The results are the street gangs of young boys found in many immigrant communities who, when entering the crime prone ages of 16-23, become the bane of law enforcement and parents alike. The result is often the wave of "immigrant" crime that preoccupies critics from law enforcement, the Center for Immigrant Studies, and others concerned about the costs of immigration. Also tragically, what were once model minorities become stigmatized due to what are often, indeed, high crime rates. The solution of groups like CIS is to restrict the number of immigrants. This might work, but only at the expense of not admitting immigrants and their children who do well and actually strengthen host societies. Because after all, when choosing to admit an immigrant or not, you can't tell which of their future children will become a valedictorian, and who will join a crime-committing street gang. Immigrant valedictorians and gang-bangers are flip sides of the same coin.
Blame the City
Ultimately, the problem of youthful crime in immigrant communities is a problem of modernity and the modern city. It is not a problem addressed well through policies of mass deportations or restrictions on immigration. Youthful crime in immigrant communities is a product of the city, not the country-side which produced the immigrant parents who brought those initially calming effects to the new country. If home culture was the problem, the cousins of today’s gang-bangers living “back on the farm” would be forming gangs too, but they aren't. There are many social problems back on the farms of the third world’s subsistence farmers, but modern, tattooed-up street gang members strung out on methamphetamine aren't among them.

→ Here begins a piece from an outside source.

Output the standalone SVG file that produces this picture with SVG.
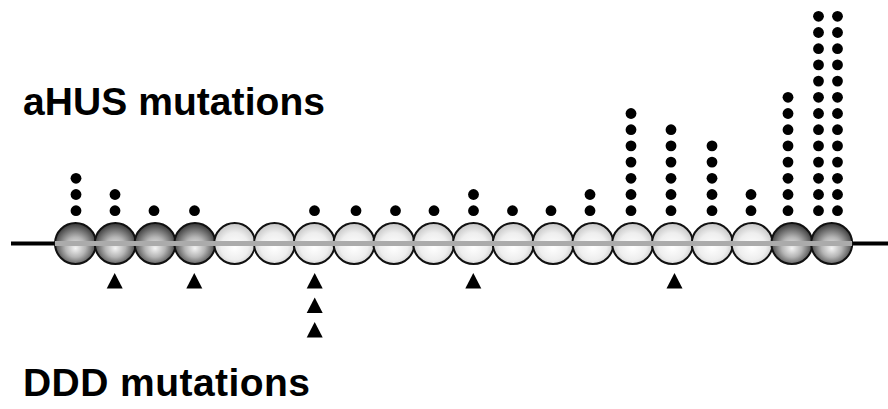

What's more, this isn't just a North American issue, either. Youthful crime in immigrant communities can be found anywhere the poor are pulled in from a distant country-side to work cheaply in urban milieux. No continent or culture is immune. Cities all over the world seek compliant immigrant labor, willing to work hard for low wages. But modern cities get more than raw labor: they get human beings who want to settle into urban life and raise families there. Such urban and family dynamics are the source of the immigrant crime issue.